Anything between 300-580 is considered a bad credit score. A score in this range tells lenders that the borrower (the person requesting credit) is not very dependable when it comes to money. Perhaps they consistently go over their spending limit or they don’t make their payments by the due date. Giving credit to a borrower in this range poses a risk to the lender.
Scores between 581-669 are considered a fair score, better than scores in a lower range, but still not great. It’s still on the lower end of the credit spectrum. So, lenders are likely to approve loans to a borrower with this score, but the borrower may be required to pay higher interest rates.
Once your score reaches between 670-739, it is considered to be a good score. This range is pretty average for U.S. consumers. There is still some risk to lenders, but it is considerably less than if the borrower had a lower score. Maybe the borrower has missed a payment here and there, but they are overall fairly dependable.
A score between 740-799 is above average. A score in this range tells the lender that the borrower is very dependable and will likely pay them back on time and won’t go over their spending limit.
Anything between 800-850 is the best credit score a borrower can have and will open up doors to prime credit cards and invitations such as citi.com/applynowdoublecash. If someone’s score is in this range, there is little to no risk to lenders. Things like loans and mortgages are very easily approved for borrowers that have this score.
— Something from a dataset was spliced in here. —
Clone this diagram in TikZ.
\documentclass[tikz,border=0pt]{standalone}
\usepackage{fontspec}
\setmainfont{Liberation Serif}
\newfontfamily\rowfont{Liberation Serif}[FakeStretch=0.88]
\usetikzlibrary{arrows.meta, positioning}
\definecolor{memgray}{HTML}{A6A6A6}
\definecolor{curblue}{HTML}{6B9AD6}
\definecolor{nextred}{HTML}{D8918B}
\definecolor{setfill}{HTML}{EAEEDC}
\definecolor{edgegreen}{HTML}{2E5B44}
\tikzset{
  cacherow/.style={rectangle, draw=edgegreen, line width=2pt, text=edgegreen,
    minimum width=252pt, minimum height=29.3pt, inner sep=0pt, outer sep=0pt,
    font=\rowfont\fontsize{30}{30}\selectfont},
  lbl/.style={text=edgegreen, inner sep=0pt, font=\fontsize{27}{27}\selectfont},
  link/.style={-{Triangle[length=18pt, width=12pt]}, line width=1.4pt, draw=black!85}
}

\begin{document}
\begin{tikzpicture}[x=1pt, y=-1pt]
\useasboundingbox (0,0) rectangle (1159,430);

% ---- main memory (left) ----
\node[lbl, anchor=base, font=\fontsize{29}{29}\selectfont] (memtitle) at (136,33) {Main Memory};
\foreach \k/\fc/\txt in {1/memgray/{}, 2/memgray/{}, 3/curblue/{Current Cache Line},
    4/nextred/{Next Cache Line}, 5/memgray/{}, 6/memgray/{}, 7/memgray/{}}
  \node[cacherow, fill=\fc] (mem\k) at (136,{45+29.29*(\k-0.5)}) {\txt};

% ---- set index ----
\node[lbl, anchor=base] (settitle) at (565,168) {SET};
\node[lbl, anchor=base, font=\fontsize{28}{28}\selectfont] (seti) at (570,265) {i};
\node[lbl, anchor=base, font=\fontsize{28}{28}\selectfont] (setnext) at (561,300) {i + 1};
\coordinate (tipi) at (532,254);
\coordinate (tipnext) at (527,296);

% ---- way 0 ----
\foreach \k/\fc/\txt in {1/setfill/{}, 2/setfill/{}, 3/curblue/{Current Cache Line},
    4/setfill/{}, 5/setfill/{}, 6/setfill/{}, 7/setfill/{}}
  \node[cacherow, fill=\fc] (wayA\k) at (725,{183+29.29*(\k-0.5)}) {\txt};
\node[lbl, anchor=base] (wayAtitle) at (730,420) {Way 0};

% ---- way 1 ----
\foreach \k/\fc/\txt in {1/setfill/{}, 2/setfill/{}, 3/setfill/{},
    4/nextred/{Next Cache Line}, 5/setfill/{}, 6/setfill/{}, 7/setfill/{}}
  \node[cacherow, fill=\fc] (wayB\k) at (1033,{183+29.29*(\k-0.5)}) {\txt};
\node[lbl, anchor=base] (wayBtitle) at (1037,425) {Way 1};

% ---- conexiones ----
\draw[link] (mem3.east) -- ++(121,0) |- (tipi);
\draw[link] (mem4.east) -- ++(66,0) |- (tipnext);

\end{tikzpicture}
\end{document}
With so many different possibilities for a credit score, it is important to understand how they are calculated and what a low or high credit score means. Credit scores are calculated by credit bureaus. There are three credit bureaus in the United States: TransUnion, Equifax, and Experian. Information about an individual’s credit accounts (such as a credit card) is reported to these bureaus and they calculate the individual’s score using that information. A number of different pieces of information are used to create the number that becomes your credit score. The first and most influential piece of information is your payment history. If you make all of your credit payments on time, you’re in good shape. Next is the amounts of money you owe in your credit accounts. Obviously, anyone who borrows credit will owe money in return, but what the bureaus look at in this case is how much you owe in comparison to how much credit you have available to you. If you frequently use up most of it, there’s a higher chance you’ll go over your limit. Then, they look at how long you’ve had credit accounts. Having a longer history of using credit can help make your score higher. Last, bureaus look at your various different kinds of credit accounts, such as mortgages, credit cards, and loan accounts. If you open too many credit accounts at once, lenders may see this as a greater risk. Typically, when you check your credit score, bureaus will provide reasons as to why your credit score is the number that it is. This is especially helpful to those with lower credit scores.
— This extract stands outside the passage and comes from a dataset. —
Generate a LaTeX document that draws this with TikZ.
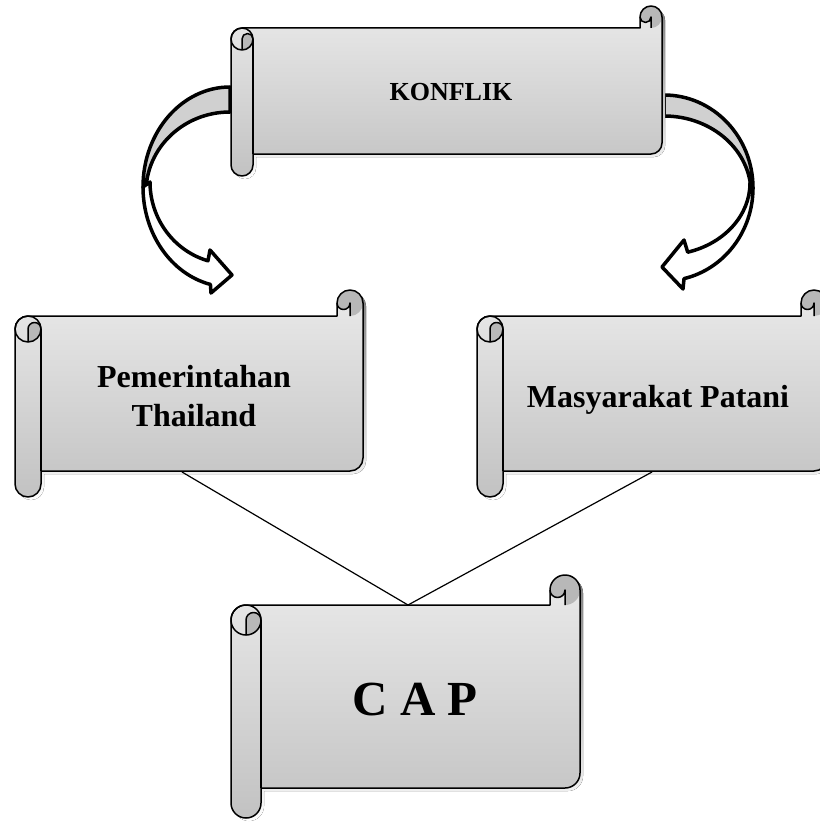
\documentclass[tikz,border=0pt]{standalone}
\usepackage{xcolor}
\usepackage{fontspec}
\setmainfont{Liberation Serif}
\usepackage{tikz}
\definecolor{scrolltop}{RGB}{234,234,234}
\definecolor{scrollbottom}{RGB}{194,194,194}
\definecolor{curl}{RGB}{184,184,184}
\definecolor{bandback}{RGB}{208,208,208}
\definecolor{shade}{RGB}{236,236,236}

\tikzset{
    scrollline/.style={draw=black,line width=1.5pt,line join=round},
    bandline/.style={draw=black,line width=3.5pt,line join=round},
    link/.style={draw=black,line width=1.2pt},
    scrolltext/.style={inner sep=0pt,text=black},
}

\newcommand{\scrollshape}[5]{%
    \pgfmathsetmacro{\scL}{#1}\pgfmathsetmacro{\scT}{#2}%
    \pgfmathsetmacro{\scR}{#3}\pgfmathsetmacro{\scB}{#4}%
    \pgfmathsetmacro{\scA}{#5}\pgfmathsetmacro{\scH}{#5/2}%
    \pgfmathsetmacro{\scQ}{#5/4}\pgfmathsetmacro{\scY}{#2+1.5*#5}%
    \def\scrollpath{(\scL+\scH,\scT+\scA) -- (\scR-\scA,\scT+\scA) -- (\scR-\scA,\scT+\scH)
        arc[start angle=180,end angle=360,radius=\scH] -- (\scR,\scB-\scA-\scH)
        arc[start angle=0,end angle=90,radius=\scH] -- (\scL+\scA,\scB-\scA) -- (\scL+\scA,\scB-\scH)
        arc[start angle=0,end angle=180,radius=\scH] -- (\scL,\scY)
        arc[start angle=180,end angle=270,radius=\scH] -- cycle}%
    \fill[shade,shift={(3,3)}] \scrollpath;
    \fill[top color=scrolltop,bottom color=scrollbottom] \scrollpath;
    \fill[curl] (\scR-\scH,\scT+\scA) arc[start angle=90,end angle=-180,radius=\scH]
        arc[start angle=180,end angle=0,radius=\scQ] -- cycle;
    \fill[curl] (\scL+\scA,\scY) arc[start angle=0,end angle=-180,radius=\scQ]
        -- (\scL+\scH,\scY+\scH) arc[start angle=90,end angle=0,radius=\scH] -- cycle;
    \draw[scrollline] \scrollpath;
    \draw[scrollline] (\scL+\scA,\scB-\scA) -- (\scL+\scA,\scY);
    \draw[scrollline] (\scL+\scH,\scY) circle[radius=\scH];
    \draw[scrollline] (\scL+\scA,\scY) arc[start angle=0,end angle=-180,radius=\scQ] -- (\scL+\scH,\scY+\scH);
    \draw[scrollline] (\scR-\scA,\scT+\scH) arc[start angle=180,end angle=0,radius=\scQ] -- (\scR-\scH,\scT+\scA);
}

\begin{document}
\begin{tikzpicture}[x=1pt,y=-1pt]
    \fill[white] (0,0) rectangle (819,824);
    \useasboundingbox (0,0) rectangle (819,824);

    % curved arrows
    \filldraw[bandline,fill=bandback] (230,87) arc[start angle=270,end angle=180,x radius=87,y radius=100]
        -- (146,192) arc[start angle=180,end angle=270,x radius=84,y radius=80] -- cycle;
    \filldraw[bandline,fill=white] (143,187) arc[start angle=180,end angle=103,x radius=87,y radius=100]
        -- (211,293) -- (232,275) -- (210,250)
        -- ([shift={(106:80 and 82)}]230,182) arc[start angle=106,end angle=180,x radius=80,y radius=82] -- cycle;
    \filldraw[bandline,fill=bandback] (664,95) arc[start angle=270,end angle=360,x radius=89,y radius=93]
        -- (751,193) arc[start angle=0,end angle=-90,x radius=87,y radius=77] -- cycle;
    \filldraw[bandline,fill=white] (753,188) arc[start angle=0,end angle=77,x radius=89,y radius=93]
        -- (683,289) -- (662,267) -- (684,240)
        -- ([shift={(74:86 and 72)}]664,183) arc[start angle=74,end angle=0,x radius=86,y radius=72] -- cycle;

    % scrolls
    \scrollshape{231}{6}{662}{176}{22}
    \scrollshape{15}{290}{363}{497}{26}
    \scrollshape{477}{290}{827}{497}{26}
    \scrollshape{231}{575}{580}{818}{30}

    \node[scrolltext,anchor=base,font=\bfseries\fontsize{26}{30}\selectfont] (konflik) at (451,101) {KONFLIK};
    \node[scrolltext,align=center,font=\bfseries\fontsize{32}{39}\selectfont] (pemerintah) at (194,396) {Pemerintahan\\Thailand};
    \node[scrolltext,anchor=base,font=\bfseries\fontsize{32}{39}\selectfont] (masyarakat) at (658,407) {Masyarakat Patani};
    \node[scrolltext,anchor=base,font=\bfseries\fontsize{49}{55}\selectfont] (cap) at (415,715) {C A P};

    \coordinate (pemerintah-foot) at (182,472);
    \coordinate (masyarakat-foot) at (652,472);
    \coordinate (cap-head) at (408,605);
    \draw[link] (pemerintah-foot) -- (cap-head) -- (masyarakat-foot);
\end{tikzpicture}
\end{document}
If you find that you have bad credit or you’re new to credit and want to have a good score, don’t worry. Your credit score changes as your credit report does. That is, if you change your credit habits, your credit score will change too. Some good habits to keep are: having a spending budget and sticking to it, keeping track of when all your payments are due, making your payments on time, and monitoring your credit score. Luckily, monitoring your credit score is easy and it doesn’t hurt your score at all. There are plenty of financial websites that allow you to check your credit score for free, as well. Be sure to monitor your credit score from the same source every time. Sometimes, your credit accounts won’t send a report to all of the credit bureaus and there will be discrepancies. In order to monitor your score and ensure that it is correct, use the same source every time. You can even get a free credit report every 12 months from each of the three credit bureaus.
Credit scores sound complicated, and they certainly can be. They can even sound scary if you’ve never looked at one before. But this article can help you get started with the basics. Having a good credit score is incredibly important. As mentioned previously, it can help you to get a lot of things that most people need or want in their adult lives. And, if you use credit wisely, you’ll have a great score in no time.